Me estoy tomando en serio lo de descansar. Despacho nada más que correos colectivos y algún que otro individual que exige respuesta inmediata, y me paso el día entero leyendo. La policial de González Ledesma me atrapó, más por el lado del lenguaje y el humor que por la trama. Lo que sigue sin entrarme en la cabeza es que los lectores alemanes puedan sacarle el mismo jugo que yo a frases como «Cualquiera que haya viajado en un tren, aunque sólo sea a Calatayud, sabe lo que es un guardaespaldas», o cuando el comisario Méndez habla de sus 5.000 libros, todos ellos almacenados en la pensión donde vive, y que amenazan con invadirla, «tanto que la patrona ya está harta de que lleguen hasta la cocina y alguna vez resulten de ello “calamares à la Vargas Llosa”». Otras son más asequibles, siquiera sea por lo universal de la referencia: el vino; «Ya casi no existen vinos del Priorato. La gente abandona las tierras altas, se muda a la orilla del mar, y cultiva malvasía y vinos así, para pichas flojas. Todo lo que lleva la etiqueta Priorato es una estafa, la vendimia no alcanza más que para dos botellas, una para el viñatero y otra para el cardenal arzobispo de Tarragona», o bien, páginas más allá: «Albariño ya no queda más en Galicia. Es como con el Priorato.
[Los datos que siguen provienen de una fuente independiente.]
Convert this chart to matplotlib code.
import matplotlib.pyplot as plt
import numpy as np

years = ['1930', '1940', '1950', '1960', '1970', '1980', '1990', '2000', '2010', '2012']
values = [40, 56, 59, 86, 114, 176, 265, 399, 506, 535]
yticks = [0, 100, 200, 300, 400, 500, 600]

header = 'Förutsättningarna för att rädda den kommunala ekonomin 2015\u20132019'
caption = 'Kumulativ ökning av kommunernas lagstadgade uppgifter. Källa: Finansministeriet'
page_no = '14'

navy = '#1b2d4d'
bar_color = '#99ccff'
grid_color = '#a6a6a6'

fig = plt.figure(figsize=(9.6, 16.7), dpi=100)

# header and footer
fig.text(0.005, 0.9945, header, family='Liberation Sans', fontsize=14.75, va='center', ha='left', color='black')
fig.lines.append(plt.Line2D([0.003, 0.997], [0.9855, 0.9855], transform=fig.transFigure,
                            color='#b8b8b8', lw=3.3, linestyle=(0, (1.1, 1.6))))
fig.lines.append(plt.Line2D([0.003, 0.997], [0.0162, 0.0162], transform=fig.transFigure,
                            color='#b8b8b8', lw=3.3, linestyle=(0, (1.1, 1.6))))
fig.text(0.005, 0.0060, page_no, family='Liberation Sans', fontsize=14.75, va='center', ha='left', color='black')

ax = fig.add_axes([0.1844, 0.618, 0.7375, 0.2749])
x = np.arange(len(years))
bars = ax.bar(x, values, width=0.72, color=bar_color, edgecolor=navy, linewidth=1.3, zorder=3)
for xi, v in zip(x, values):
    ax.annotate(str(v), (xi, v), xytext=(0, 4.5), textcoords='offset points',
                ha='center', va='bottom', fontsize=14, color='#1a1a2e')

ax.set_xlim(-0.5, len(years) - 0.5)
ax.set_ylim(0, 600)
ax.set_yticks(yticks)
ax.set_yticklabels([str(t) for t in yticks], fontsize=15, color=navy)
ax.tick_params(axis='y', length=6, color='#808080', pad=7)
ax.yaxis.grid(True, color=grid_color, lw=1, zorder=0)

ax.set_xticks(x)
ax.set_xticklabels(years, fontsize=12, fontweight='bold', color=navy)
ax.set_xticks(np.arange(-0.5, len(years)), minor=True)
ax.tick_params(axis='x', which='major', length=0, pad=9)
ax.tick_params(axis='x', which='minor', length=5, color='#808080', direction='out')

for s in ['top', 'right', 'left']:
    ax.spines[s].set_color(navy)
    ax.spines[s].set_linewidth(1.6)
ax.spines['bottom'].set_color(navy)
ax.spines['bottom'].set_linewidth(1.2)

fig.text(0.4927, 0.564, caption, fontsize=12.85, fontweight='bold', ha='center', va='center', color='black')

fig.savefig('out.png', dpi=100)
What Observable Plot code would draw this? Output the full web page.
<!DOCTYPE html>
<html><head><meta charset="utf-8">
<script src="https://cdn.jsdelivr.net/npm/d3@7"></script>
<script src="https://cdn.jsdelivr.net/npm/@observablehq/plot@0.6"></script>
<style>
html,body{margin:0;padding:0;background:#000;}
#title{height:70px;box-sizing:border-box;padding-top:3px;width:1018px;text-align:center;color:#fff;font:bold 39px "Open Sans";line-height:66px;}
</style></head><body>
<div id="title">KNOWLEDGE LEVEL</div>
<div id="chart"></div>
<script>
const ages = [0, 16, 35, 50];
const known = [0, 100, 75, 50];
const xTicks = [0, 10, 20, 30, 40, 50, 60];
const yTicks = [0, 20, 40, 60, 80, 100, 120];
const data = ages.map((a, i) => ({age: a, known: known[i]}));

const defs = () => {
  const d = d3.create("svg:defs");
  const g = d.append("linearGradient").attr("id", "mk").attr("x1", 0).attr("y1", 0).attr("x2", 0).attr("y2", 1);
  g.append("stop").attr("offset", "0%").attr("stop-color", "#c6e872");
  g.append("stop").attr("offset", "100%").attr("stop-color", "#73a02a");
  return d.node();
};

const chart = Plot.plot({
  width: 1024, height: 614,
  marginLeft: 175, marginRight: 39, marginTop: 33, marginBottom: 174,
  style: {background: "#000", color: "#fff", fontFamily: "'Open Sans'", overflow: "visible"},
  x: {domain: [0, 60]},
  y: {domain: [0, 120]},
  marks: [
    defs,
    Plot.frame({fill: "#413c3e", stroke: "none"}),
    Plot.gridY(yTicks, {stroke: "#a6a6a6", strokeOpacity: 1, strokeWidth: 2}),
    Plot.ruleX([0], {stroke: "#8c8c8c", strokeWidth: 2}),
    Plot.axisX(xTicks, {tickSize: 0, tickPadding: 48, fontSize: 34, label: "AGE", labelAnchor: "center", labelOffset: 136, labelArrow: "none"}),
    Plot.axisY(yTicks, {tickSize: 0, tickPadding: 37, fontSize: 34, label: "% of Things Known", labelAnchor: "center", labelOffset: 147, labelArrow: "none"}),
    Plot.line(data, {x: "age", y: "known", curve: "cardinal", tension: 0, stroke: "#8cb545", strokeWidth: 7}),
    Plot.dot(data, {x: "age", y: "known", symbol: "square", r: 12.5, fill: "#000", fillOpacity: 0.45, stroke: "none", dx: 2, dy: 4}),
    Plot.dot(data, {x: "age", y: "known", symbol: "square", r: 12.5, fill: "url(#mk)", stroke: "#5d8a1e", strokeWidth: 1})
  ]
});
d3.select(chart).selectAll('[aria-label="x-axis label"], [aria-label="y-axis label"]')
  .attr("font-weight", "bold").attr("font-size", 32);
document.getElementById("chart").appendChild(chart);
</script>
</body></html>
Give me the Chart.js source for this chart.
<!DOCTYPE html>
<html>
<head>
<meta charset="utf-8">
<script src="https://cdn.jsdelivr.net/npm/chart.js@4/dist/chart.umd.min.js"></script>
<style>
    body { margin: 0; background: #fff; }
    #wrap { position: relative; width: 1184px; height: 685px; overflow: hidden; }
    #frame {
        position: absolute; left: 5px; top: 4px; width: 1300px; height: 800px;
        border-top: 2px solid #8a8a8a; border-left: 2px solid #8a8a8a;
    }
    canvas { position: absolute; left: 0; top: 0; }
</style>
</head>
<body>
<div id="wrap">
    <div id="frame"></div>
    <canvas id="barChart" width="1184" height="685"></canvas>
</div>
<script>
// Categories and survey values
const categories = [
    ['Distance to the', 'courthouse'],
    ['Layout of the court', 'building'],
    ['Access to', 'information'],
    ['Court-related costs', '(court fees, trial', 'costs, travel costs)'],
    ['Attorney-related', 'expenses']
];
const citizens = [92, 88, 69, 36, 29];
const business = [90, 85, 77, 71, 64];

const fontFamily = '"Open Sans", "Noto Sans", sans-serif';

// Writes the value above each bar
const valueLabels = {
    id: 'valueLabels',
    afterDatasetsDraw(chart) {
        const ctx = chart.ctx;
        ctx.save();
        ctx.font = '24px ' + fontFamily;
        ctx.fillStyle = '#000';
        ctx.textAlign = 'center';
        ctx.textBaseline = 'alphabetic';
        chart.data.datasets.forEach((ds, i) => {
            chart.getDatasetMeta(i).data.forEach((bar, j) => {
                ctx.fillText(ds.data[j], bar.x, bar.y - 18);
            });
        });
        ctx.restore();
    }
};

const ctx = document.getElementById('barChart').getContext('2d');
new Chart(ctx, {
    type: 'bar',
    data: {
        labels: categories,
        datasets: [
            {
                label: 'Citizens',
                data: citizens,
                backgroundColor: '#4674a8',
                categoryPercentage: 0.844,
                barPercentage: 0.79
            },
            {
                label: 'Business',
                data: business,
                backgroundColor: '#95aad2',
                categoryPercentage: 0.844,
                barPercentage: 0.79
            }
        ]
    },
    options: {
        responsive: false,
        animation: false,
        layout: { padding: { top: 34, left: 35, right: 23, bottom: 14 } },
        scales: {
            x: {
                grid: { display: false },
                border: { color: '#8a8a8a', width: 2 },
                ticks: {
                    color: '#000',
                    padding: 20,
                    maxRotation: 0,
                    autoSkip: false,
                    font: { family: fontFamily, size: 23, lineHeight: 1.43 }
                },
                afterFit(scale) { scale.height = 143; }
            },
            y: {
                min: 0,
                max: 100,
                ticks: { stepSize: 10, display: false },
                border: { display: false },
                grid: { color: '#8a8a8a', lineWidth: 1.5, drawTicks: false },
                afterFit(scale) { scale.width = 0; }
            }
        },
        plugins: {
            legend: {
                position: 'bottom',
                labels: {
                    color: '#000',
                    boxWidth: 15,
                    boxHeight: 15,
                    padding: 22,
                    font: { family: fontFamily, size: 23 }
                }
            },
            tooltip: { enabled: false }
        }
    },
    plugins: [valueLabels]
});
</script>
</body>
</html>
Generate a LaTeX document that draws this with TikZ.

Tampoco aquí alcanza la vendimia más que para dos botellas, una para el cardenal arzobispo de Santiago de Compostela y otra para el idiota que jala del botafumeiro, hasta el viñatero se queda sin probarlo».

 

Gracias al buen tiempo, paso mucho tiempo leyendo en el jardín, y sobre todo a las horas del crepúsculo es un lujo el concierto de los pájaros que acuden al cerezo añoso, cargado de fruta, que los alimenta y se dijera que los inspirase. Si me acompañara Messiaen, me enseñaría sus nombres. Yo sólo identifico a los mirlos y a los estorninos, que son los que más abandonan el árbol para venir a pasearse por el césped del jardín y picotear acá y allá, desvergonzadamente indiferentes a mi interés. Experimento lo que Valle−Inclán llamaba «la vergüenza zoológica».

 

Beek de Montferland, 5.7.

La campana de la iglesia, dando las horas completas y las ½ horas, termina por convertirse en una especie de metrónomo de nuestras vidas.

 

Hoy ha decidido Diny no cocinar y que vayamos a comprarnos el condumio en el chiringuito de comida basura enfrente de la oficina postal, junto al campo de minigolf. Reconocemos una vez más nuestra devoción por la comida basura neerlandesa, tan distinta de la del resto de Europa, que está prácticamente homologada y sólo asimiló la pizza y el kebap, donde lo hizo. No, la de los Países Bajos es autóctona hasta cuando adoptó platos extranjeros, es una delicia volver a mirar la carta del chiringuito ofreciendo sus variedades de fricandel, viandel, kroket [=croquetas: simples, borgoñonas, de gulash, con saté], el sjaslik [=pincho moruno balcánico o húngaro] junto a la loempia [=empanada indonesia], y unas pommes frites que poco tienen que envidiar a la indudable obra maestra de la gastronomía belga. Miro el óvalo de esmalte donde reza el lema del chiringuito, parafraseando el popular proverbio acerca del hablar y del callar: «Cocer es plata, freír es oro», y me siento con ganas de escribir un impromptu como aquellos intermedios líricos que don Pío Baroja se sacaba a veces de la manga en sus novelas:


Elogio de la comida basura en los Países Bajos


¡Chiringuitos, chiringuitos de las tierras de Flandes y Brabante, de Limburgo y Zelanda, con su olor a fritanga y a especias de Insulindia! ¡Con sus amas de casa orondas y culonas que después de mandarse a bodega un arenque de palangre, se ponen en cueros y posan para Rubens! ¡Con sus pilotos fluviales que huelen a esclusas y al Padre Rhin, y otros al Mosa, y otros al Escalda! ¡Con su Jacques Brel cantando en flamenco “Le plat pays” desde el dique de la Kapellekensbaan en Ter−Muren! ¡Chiringuitos, chiringuitos de Flandes y Brabante, de Limburgo y Zelanda, cuánto os añoro en las tierras tudescas, al pasar ante un aséptico puesto de salchichas al vapor!

 

Se me ocurrió un tuit: «Una hazaña histórica no menor, de Nelson Mandela, es la de convertirse, en vida, en un mandala». Veremos a qué “cuenta nodriza” se lo afrijolo.

 

Beek de Montferland, 6.7.

Comencé a leer en paralelo una policial de Camilleri sin Montalbano, La rizzagliata [La muerte de Amalia Sacerdote] –que me trae a la memoria, en otras coordenadas, La guerra de Galio–, y  La emoción de las cosas, el libro de Ángeles. Dios mío, qué envidia me da leer la prosa de mi Ángeles querida. Y qué gusto. Porque el primer texto de su libro es uno que conozco desde que lo publicó (hasta me parece recordar que ya me lo pasó cuando todavía estaba sin publicar) y me vuelve a conmover como si no lo hubiese leído nunca. Ese es el IVA de una buena prosa.